“This decision is part of Pemex’s new business policy, proposed by the president of Mexico, which consists of achieving in the short term the production of all the fuels that the country requires,” the company said.
Pemex has six other troubled refineries that have been ramping up output, though they were only operating at about half of capacity as recently as March. Critics argue that the refineries have low profit margins, siphon off resources needed for Pemex’s core job of drilling oil fields and are highly polluting.
Deer Park could make a difference. It “has the scale and complexity that can help Pemex improve its performance,” which makes it a good asset, Felipe Perez, IHS Markit Americas refining and marketing research director, said by phone. “The difficulty comes in when you consider the status of Pemex’s six other refineries, and how it will manage all of that.”

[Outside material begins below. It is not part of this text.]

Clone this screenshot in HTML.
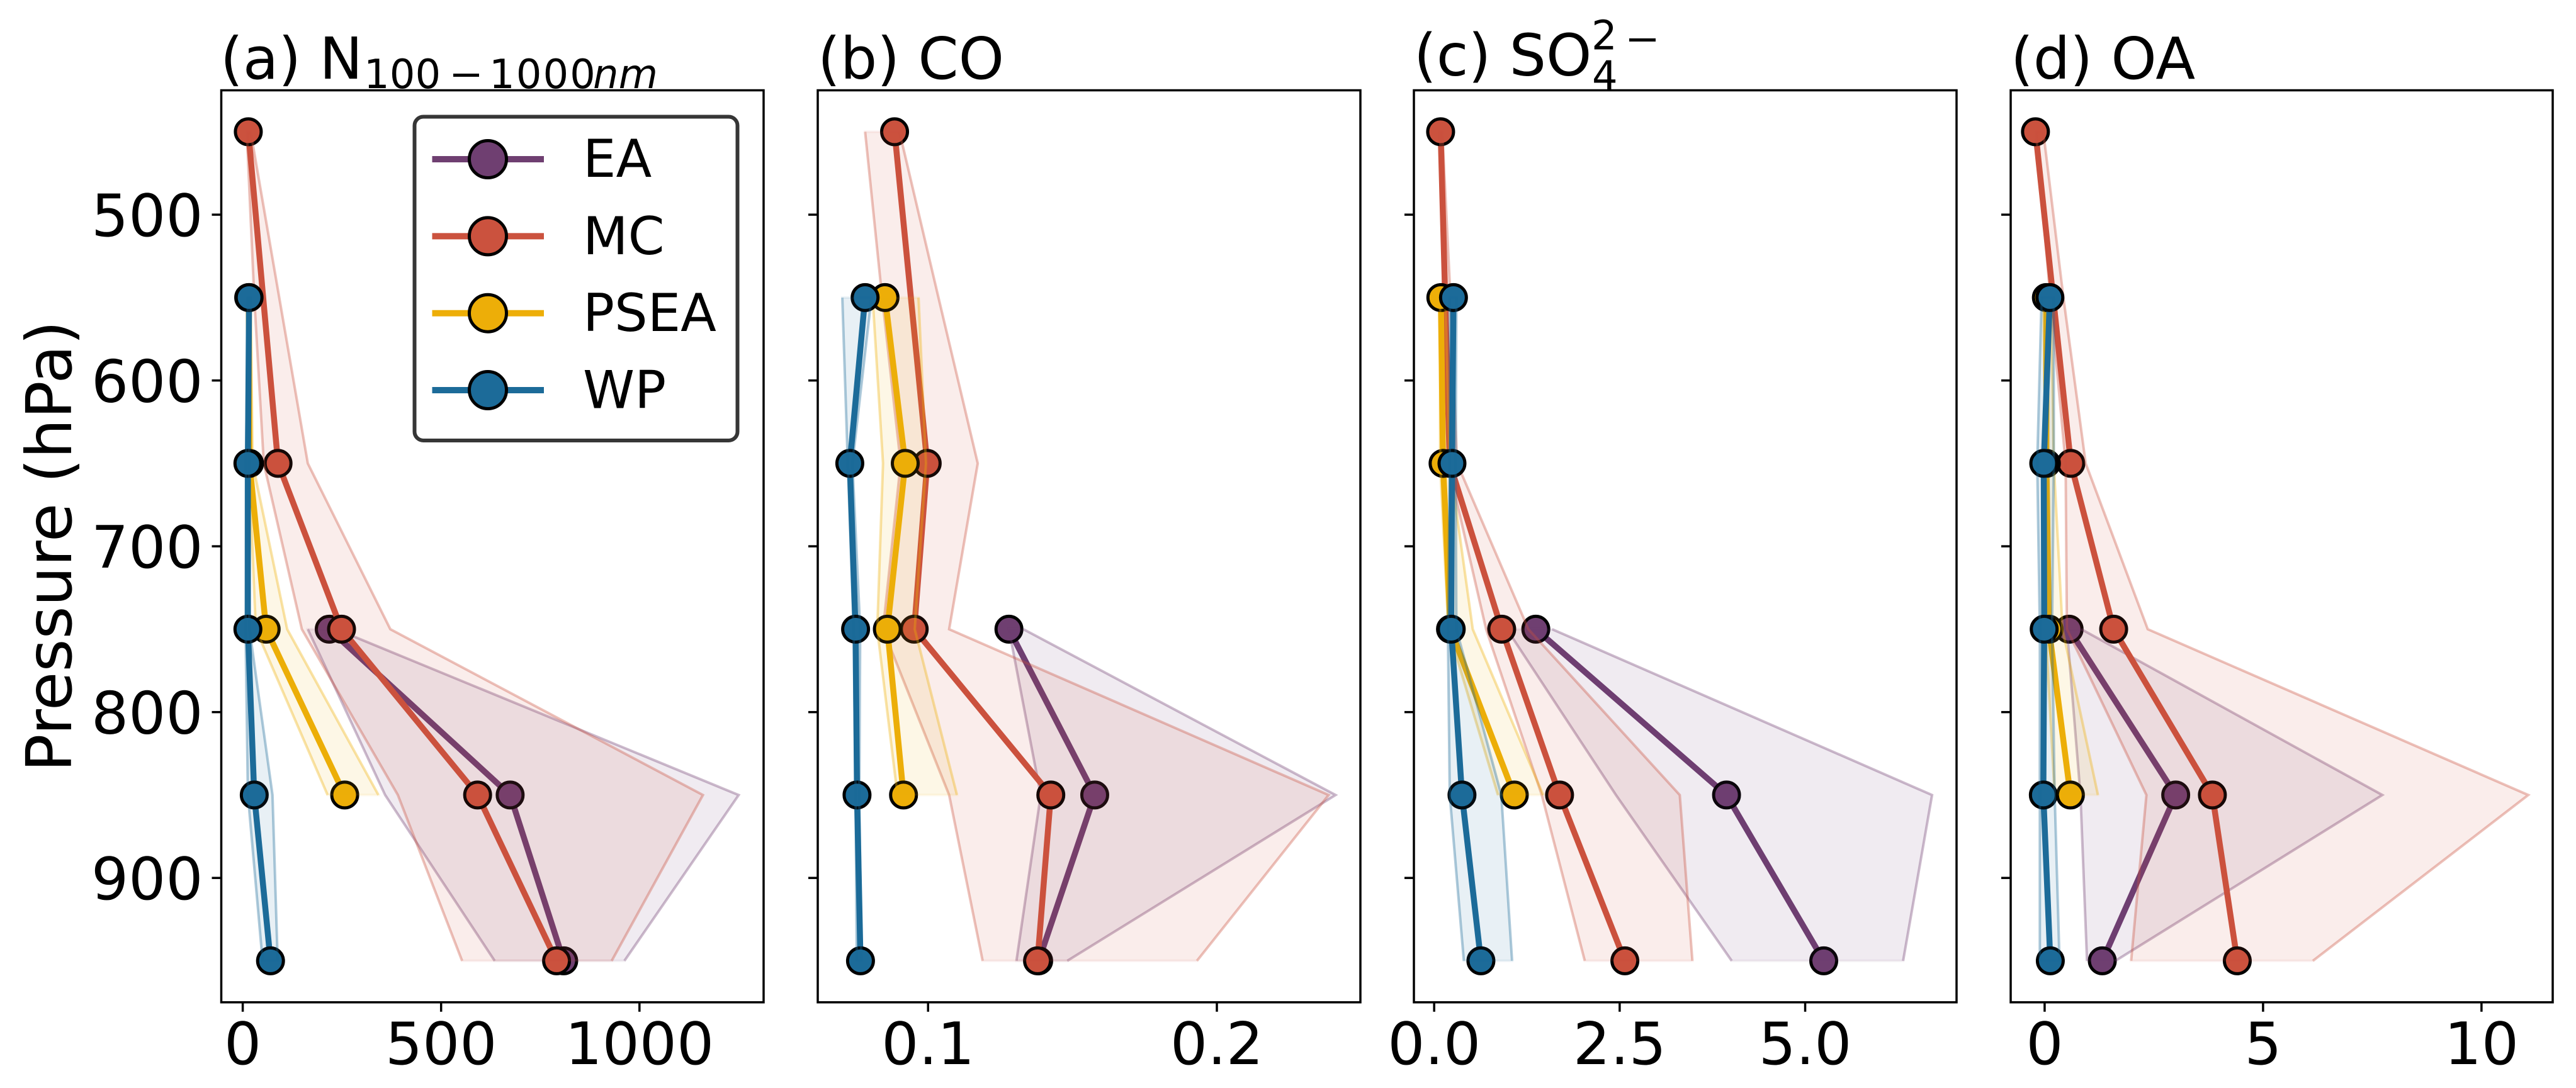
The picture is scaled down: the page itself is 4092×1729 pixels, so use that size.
<!DOCTYPE html>
<html lang="en">
<head>
<meta charset="utf-8">
<title>Vertical profiles by region</title>
<style>
html,body{margin:0;padding:0;background:#fff;}
svg{display:block;}
text{font-family:"DejaVu Sans","Liberation Sans",sans-serif;fill:#000;}
</style>
</head>
<body>
<svg id="chart" xmlns="http://www.w3.org/2000/svg" width="4092" height="1729" viewBox="0 0 4092 1729">
<rect x="0" y="0" width="4092" height="1729" fill="#fff"/>
<g id="panels"></g>

<text transform="translate(113,868) rotate(-90)" text-anchor="middle" font-size="100">Pressure (hPa)</text>

<g>
<text x="350" y="125" font-size="92">(a) N</text>
<text x="578" y="140" font-size="64">100</text>
<rect x="720" y="117" width="41" height="5"/>
<text x="777" y="140" font-size="64" letter-spacing="2">1000</text>
<text x="942" y="140" font-size="64" font-style="italic">nm</text>
</g>
<text x="1299" y="125" font-size="92">(b) CO</text>
<g>
<text x="2246" y="119.5" font-size="92">(c) SO</text>
<text x="2529" y="142.5" font-size="64">4</text>
<text x="2528" y="78.5" font-size="64">2</text>
<rect x="2588" y="61" width="42" height="5"/>
</g>
<text x="3194" y="125" font-size="92">(d) OA</text>

<g>
<rect x="658.5" y="185.5" width="513" height="514.5" rx="14" ry="14" fill="#fff" fill-opacity="0.95" stroke="#363636" stroke-width="6"/>
<g>
<line x1="686.5" x2="864" y1="253" y2="253" stroke="#6F3F71" stroke-width="10"/>
<circle cx="775" cy="253" r="29.5" fill="#6F3F71" stroke="#000" stroke-width="5"/>
<text x="926" y="281" font-size="83">EA</text>
</g>
<g>
<line x1="686.5" x2="864" y1="375.4" y2="375.4" stroke="#CB523E" stroke-width="10"/>
<circle cx="775" cy="375.4" r="29.5" fill="#CB523E" stroke="#000" stroke-width="5"/>
<text x="926" y="404" font-size="83">MC</text>
</g>
<g>
<line x1="686.5" x2="864" y1="497.7" y2="497.7" stroke="#EDAE08" stroke-width="10"/>
<circle cx="775" cy="497.7" r="29.5" fill="#EDAE08" stroke="#000" stroke-width="5"/>
<text x="926" y="526" font-size="83">PSEA</text>
</g>
<g>
<line x1="686.5" x2="864" y1="620" y2="620" stroke="#1C6B99" stroke-width="10"/>
<circle cx="775" cy="620" r="29.5" fill="#1C6B99" stroke="#000" stroke-width="5"/>
<text x="926" y="648.5" font-size="83">WP</text>
</g>
</g>
</svg>

<script>
// ---- shared categories ----
const levels = [450, 550, 650, 750, 850, 950];
const yTicks = [500, 600, 700, 800, 900];
const seriesNames = ['EA', 'MC', 'PSEA', 'WP'];

// ---- panel (a) N100-1000nm ----
const aTicks = [0, 500, 1000];
const aTickLabels = ['0', '500', '1000'];
const aXDomain = [-54.1, 1312.9];
const aEAMean = [null, null, null, 218, 674, 809];
const aEALow = [null, null, null, 164, 359, 635];
const aEAHigh = [null, null, null, 235, 1250, 962];
const aMCMean = [14, null, 89, 249, 592, 791];
const aMCLow = [10, 29, 53, 149, 391, 553];
const aMCHigh = [20, 92, 164, 372, 1160, 930];
const aPSEAMean = [null, 15, 17, 59, 257, null];
const aPSEALow = [null, 12, 15, 33, 214, null];
const aPSEAHigh = [null, 20, 25, 112, 342, null];
const aWPMean = [null, 16, 13, 13, 29, 70];
const aWPLow = [null, 13, 8, 7, 13, 50];
const aWPHigh = [null, 20, 16, 17, 75, 88];

// ---- panel (b) CO ----
const bTicks = [0.1, 0.2];
const bTickLabels = ['0.1', '0.2'];
const bXDomain = [0.0618, 0.2497];
const bEAMean = [null, null, null, 0.128, 0.1577, 0.1383];
const bEALow = [null, null, null, 0.128, 0.139, 0.1306];
const bEAHigh = [null, null, null, 0.133, 0.2411, 0.1482];
const bMCMean = [0.0884, null, 0.0997, 0.0952, 0.1425, 0.1379];
const bMCLow = [0.0782, 0.0841, 0.0905, 0.0844, 0.1073, 0.1189];
const bMCHigh = [0.0901, 0.1036, 0.1172, 0.1073, 0.2387, 0.1931];
const bPSEAMean = [null, 0.0851, 0.0921, 0.0859, 0.0915, null];
const bPSEALow = [null, 0.0808, 0.0844, 0.0824, 0.0894, null];
const bPSEAHigh = [null, 0.0967, 0.0993, 0.0954, 0.11, null];
const bWPMean = [null, 0.0782, 0.0729, 0.0749, 0.0754, 0.0766];
const bWPLow = [null, 0.0703, 0.0722, 0.0742, 0.0749, 0.0753];
const bWPHigh = [null, 0.0804, 0.0738, 0.0765, 0.0762, 0.0769];

// ---- panel (c) SO4 ----
const cTicks = [0, 2.5, 5];
const cTickLabels = ['0.0', '2.5', '5.0'];
const cXDomain = [-0.273, 7.04];
const cEAMean = [null, null, null, 1.37, 3.94, 5.25];
const cEALow = [null, null, null, 0.98, 2.45, 4.01];
const cEAHigh = [null, null, null, 1.59, 6.71, 6.32];
const cMCMean = [0.087, null, 0.21, 0.91, 1.69, 2.57];
const cMCLow = [0.08, 0.13, 0.185, 0.7, 1.45, 2.03];
const cMCHigh = [0.11, 0.22, 0.31, 1.27, 3.31, 3.48];
const cPSEAMean = [null, 0.09, 0.12, 0.22, 1.08, null];
const cPSEALow = [null, 0.08, 0.08, 0.19, 0.86, null];
const cPSEAHigh = [null, 0.15, 0.21, 0.52, 1.47, null];
const cWPMean = [null, 0.26, 0.24, 0.23, 0.375, 0.63];
const cWPLow = [null, 0.21, 0.21, 0.185, 0.21, 0.4];
const cWPHigh = [null, 0.3, 0.29, 0.3, 0.905, 1.05];

// ---- panel (d) OA ----
const dTicks = [0, 5, 10];
const dTickLabels = ['0', '5', '10'];
const dXDomain = [-0.777, 11.63];
const dEAMean = [null, null, null, 0.56, 3, 1.32];
const dEALow = [null, null, null, 0.51, 0.82, 0.97];
const dEAHigh = [null, null, null, 0.84, 7.73, 1.62];
const dMCMean = [-0.21, null, 0.6, 1.58, 3.84, 4.41];
const dMCLow = [-0.2, 0.13, 0.48, 0.51, 2.33, 1.98];
const dMCHigh = [-0.03, 0.43, 0.94, 2.36, 11.07, 6.14];
const dPSEAMean = [null, 0.04, 0.04, 0.1, 0.59, null];
const dPSEALow = [null, -0.03, 0.02, 0.02, 0.23, null];
const dPSEAHigh = [null, 0.15, 0.21, 0.41, 1.22, null];
const dWPMean = [null, 0.12, -0.02, -0.01, -0.03, 0.13];
const dWPLow = [null, -0.07, -0.17, -0.11, -0.11, -0.11];
const dWPHigh = [null, 0.21, 0.21, 0.17, 0.23, 0.34];

// ---- layout & style (not data) ----
const NS = 'http://www.w3.org/2000/svg';
const seriesColors = { EA: '#6F3F71', MC: '#CB523E', PSEA: '#EDAE08', WP: '#1C6B99' };
const plotTop = 143.5;
const plotBottom = 1592.8;
const yDomain = [425, 975];
const panelBoxes = [
  { key: 'a', left: 351.5, right: 1213 },
  { key: 'b', left: 1299, right: 2161 },
  { key: 'c', left: 2246, right: 3108 },
  { key: 'd', left: 3194, right: 4055 }
];
const panelData = {
  a: { domain: aXDomain, ticks: aTicks, labels: aTickLabels,
       EA: [aEAMean, aEALow, aEAHigh], MC: [aMCMean, aMCLow, aMCHigh], PSEA: [aPSEAMean, aPSEALow, aPSEAHigh], WP: [aWPMean, aWPLow, aWPHigh] },
  b: { domain: bXDomain, ticks: bTicks, labels: bTickLabels,
       EA: [bEAMean, bEALow, bEAHigh], MC: [bMCMean, bMCLow, bMCHigh], PSEA: [bPSEAMean, bPSEALow, bPSEAHigh], WP: [bWPMean, bWPLow, bWPHigh] },
  c: { domain: cXDomain, ticks: cTicks, labels: cTickLabels,
       EA: [cEAMean, cEALow, cEAHigh], MC: [cMCMean, cMCLow, cMCHigh], PSEA: [cPSEAMean, cPSEALow, cPSEAHigh], WP: [cWPMean, cWPLow, cWPHigh] },
  d: { domain: dXDomain, ticks: dTicks, labels: dTickLabels,
       EA: [dEAMean, dEALow, dEAHigh], MC: [dMCMean, dMCLow, dMCHigh], PSEA: [dPSEAMean, dPSEALow, dPSEAHigh], WP: [dWPMean, dWPLow, dWPHigh] }
};

function yScale(p) {
  return plotTop + (p - yDomain[0]) / (yDomain[1] - yDomain[0]) * (plotBottom - plotTop);
}
function makeXScale(domain, box) {
  return function (v) {
    return box.left + (v - domain[0]) / (domain[1] - domain[0]) * (box.right - box.left);
  };
}
function svgEl(tag, attrs, parent) {
  const node = document.createElementNS(NS, tag);
  Object.keys(attrs).forEach(function (k) { node.setAttribute(k, attrs[k]); });
  parent.appendChild(node);
  return node;
}
function pointsFor(values, xs) {
  const out = [];
  values.forEach(function (v, i) {
    if (v !== null) out.push([xs(v), yScale(levels[i])]);
  });
  return out;
}
function toAttr(pts) {
  return pts.map(function (p) { return p[0].toFixed(2) + ',' + p[1].toFixed(2); }).join(' ');
}

const root = document.getElementById('panels');

panelBoxes.forEach(function (box) {
  const data = panelData[box.key];
  const xs = makeXScale(data.domain, box);

  const panel = svgEl('g', {}, root);
  
  

  const plotBg = svgEl('rect', { x: box.left, y: plotTop, width: box.right - box.left, height: plotBottom - plotTop, fill: '#fff' }, panel);
  
  

  seriesNames.forEach(function (name) {
    const color = seriesColors[name];
    const mean = data[name][0];
    const low = data[name][1];
    const high = data[name][2];
    const lowPts = pointsFor(low, xs);
    const highPts = pointsFor(high, xs);
    const meanPts = pointsFor(mean, xs);

    const group = svgEl('g', {}, panel);
    
    

    const line = svgEl('polyline', { points: toAttr(meanPts), fill: 'none', stroke: color, 'stroke-width': 9.5, 'stroke-linejoin': 'round' }, group);
    
    

    meanPts.forEach(function (p) {
      const dot = svgEl('circle', { cx: p[0].toFixed(2), cy: p[1].toFixed(2), r: 20.5, fill: color, stroke: '#000', 'stroke-width': 5 }, group);
      
      
    });

    const bandPts = lowPts.concat(highPts.slice().reverse());
    const band = svgEl('polygon', { points: toAttr(bandPts), fill: color, 'fill-opacity': 0.1, stroke: color, 'stroke-opacity': 0.08, 'stroke-width': 4 }, group);
    
    

    const edgeLow = svgEl('polyline', { points: toAttr(lowPts), fill: 'none', stroke: color, 'stroke-opacity': 0.3, 'stroke-width': 4, 'stroke-linejoin': 'miter' }, group);
    
    

    const edgeHigh = svgEl('polyline', { points: toAttr(highPts), fill: 'none', stroke: color, 'stroke-opacity': 0.3, 'stroke-width': 4, 'stroke-linejoin': 'miter' }, group);
    
    
  });

  const frame = svgEl('rect', { x: box.left, y: plotTop, width: box.right - box.left, height: plotBottom - plotTop, fill: 'none', stroke: '#000', 'stroke-width': 3.5 }, panel);
  
  

  yTicks.forEach(function (t) {
    const y = yScale(t);
    const tick = svgEl('line', { x1: box.left - 15, x2: box.left, y1: y, y2: y, stroke: '#000', 'stroke-width': 3.5 }, panel);
    
    
    if (box.key === 'a') {
      const label = svgEl('text', { x: box.left - 29, y: y + 34, 'text-anchor': 'end', 'font-size': 93 }, panel);
      label.textContent = String(t);
      
      
    }
  });

  data.ticks.forEach(function (t, i) {
    const x = xs(t);
    const tick = svgEl('line', { x1: x, x2: x, y1: plotBottom, y2: plotBottom + 15, stroke: '#000', 'stroke-width': 3.5 }, panel);
    
    
    const label = svgEl('text', { x: x, y: 1691, 'text-anchor': 'middle', 'font-size': 93 }, panel);
    label.textContent = data.labels[i];
    
    
  });
});
</script>
</body>
</html>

The 28-year partnership for Deer Park began in 1993, when Pemex bought half of the refinery from Shell to absorb its rising production of crude oil. It paid over $200 million for the stake and its inventories, according to a document seen by Bloomberg.
The refinery netted dividends close to $2 billion each between 1993 and 2018, but in recent years, profits fell amid the higher costs for Mexican oil processed at the facility. Deer Park’s purchases of Maya, Pemex’s flagship crude, has declined almost 60% in nearly three years, to 70,000 barrels a day.